··· DATASET EXTRACT
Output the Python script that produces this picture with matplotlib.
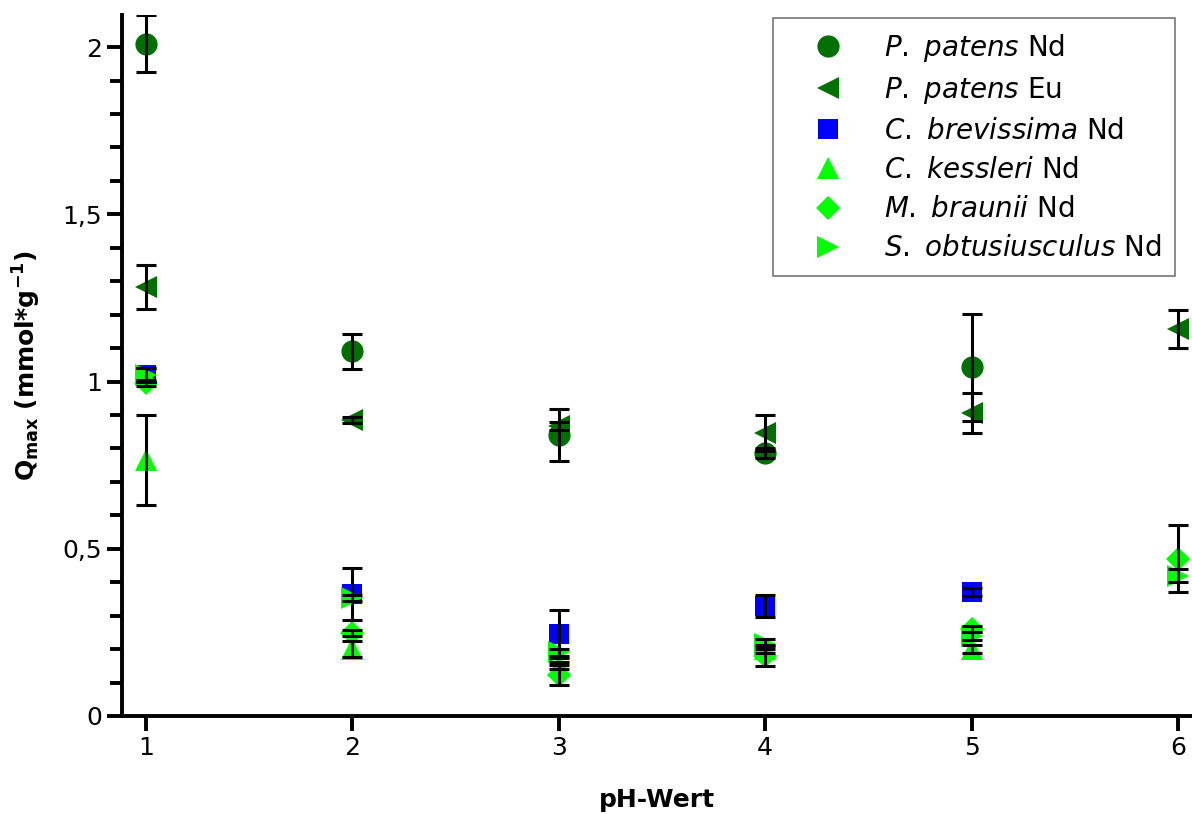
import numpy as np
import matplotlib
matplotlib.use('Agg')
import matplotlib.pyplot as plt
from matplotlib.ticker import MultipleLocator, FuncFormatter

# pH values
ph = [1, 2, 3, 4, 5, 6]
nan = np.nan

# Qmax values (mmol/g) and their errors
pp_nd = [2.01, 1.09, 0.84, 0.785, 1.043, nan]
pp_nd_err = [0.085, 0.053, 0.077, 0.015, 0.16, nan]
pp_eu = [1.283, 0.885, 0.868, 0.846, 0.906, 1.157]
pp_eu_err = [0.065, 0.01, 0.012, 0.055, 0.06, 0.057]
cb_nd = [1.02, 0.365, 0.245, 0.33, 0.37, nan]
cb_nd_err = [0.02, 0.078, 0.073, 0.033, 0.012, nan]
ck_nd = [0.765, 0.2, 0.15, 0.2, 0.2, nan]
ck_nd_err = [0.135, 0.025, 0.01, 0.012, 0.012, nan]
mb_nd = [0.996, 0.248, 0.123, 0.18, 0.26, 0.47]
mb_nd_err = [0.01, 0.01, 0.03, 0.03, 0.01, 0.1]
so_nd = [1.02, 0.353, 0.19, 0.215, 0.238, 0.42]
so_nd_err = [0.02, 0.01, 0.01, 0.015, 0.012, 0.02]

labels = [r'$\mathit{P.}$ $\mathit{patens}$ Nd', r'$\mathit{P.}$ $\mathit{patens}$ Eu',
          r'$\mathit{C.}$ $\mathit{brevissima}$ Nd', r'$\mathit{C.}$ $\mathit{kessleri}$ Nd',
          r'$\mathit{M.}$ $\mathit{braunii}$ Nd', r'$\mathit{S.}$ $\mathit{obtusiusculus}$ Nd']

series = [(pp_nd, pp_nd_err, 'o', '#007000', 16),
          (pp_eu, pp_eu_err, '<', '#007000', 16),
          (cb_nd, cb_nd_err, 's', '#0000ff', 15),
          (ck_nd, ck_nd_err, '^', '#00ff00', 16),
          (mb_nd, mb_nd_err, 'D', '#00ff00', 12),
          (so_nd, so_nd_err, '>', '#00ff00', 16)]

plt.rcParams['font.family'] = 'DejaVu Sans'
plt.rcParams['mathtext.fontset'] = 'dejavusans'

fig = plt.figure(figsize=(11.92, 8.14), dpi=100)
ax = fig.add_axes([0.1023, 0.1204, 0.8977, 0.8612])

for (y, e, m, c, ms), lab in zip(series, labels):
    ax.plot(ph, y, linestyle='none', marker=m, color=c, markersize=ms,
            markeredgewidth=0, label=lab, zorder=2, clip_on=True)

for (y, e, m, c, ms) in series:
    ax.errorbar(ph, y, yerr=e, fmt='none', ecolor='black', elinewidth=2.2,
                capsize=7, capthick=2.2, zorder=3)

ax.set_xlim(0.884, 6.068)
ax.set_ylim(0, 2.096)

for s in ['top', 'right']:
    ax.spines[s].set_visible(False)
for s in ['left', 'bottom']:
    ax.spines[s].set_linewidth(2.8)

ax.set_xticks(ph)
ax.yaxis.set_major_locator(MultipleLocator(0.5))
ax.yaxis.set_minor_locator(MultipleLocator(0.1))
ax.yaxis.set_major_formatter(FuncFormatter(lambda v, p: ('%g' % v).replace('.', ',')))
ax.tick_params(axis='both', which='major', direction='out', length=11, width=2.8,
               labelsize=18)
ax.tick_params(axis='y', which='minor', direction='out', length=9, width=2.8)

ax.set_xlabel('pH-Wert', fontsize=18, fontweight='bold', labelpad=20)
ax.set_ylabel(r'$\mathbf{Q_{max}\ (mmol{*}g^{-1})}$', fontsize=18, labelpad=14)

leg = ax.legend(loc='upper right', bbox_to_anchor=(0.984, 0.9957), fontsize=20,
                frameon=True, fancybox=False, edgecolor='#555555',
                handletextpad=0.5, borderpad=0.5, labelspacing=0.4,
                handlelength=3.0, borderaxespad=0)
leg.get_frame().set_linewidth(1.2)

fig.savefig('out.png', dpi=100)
······
From the first line of the material down to the line containing "nan = np.nan", inclusive, return each line exactly, skipping any picture.

Output the Python script that produces this picture with matplotlib.
import numpy as np
import matplotlib
matplotlib.use('Agg')
import matplotlib.pyplot as plt
from matplotlib.ticker import MultipleLocator, FuncFormatter

# pH values
ph = [1, 2, 3, 4, 5, 6]
nan = np.nan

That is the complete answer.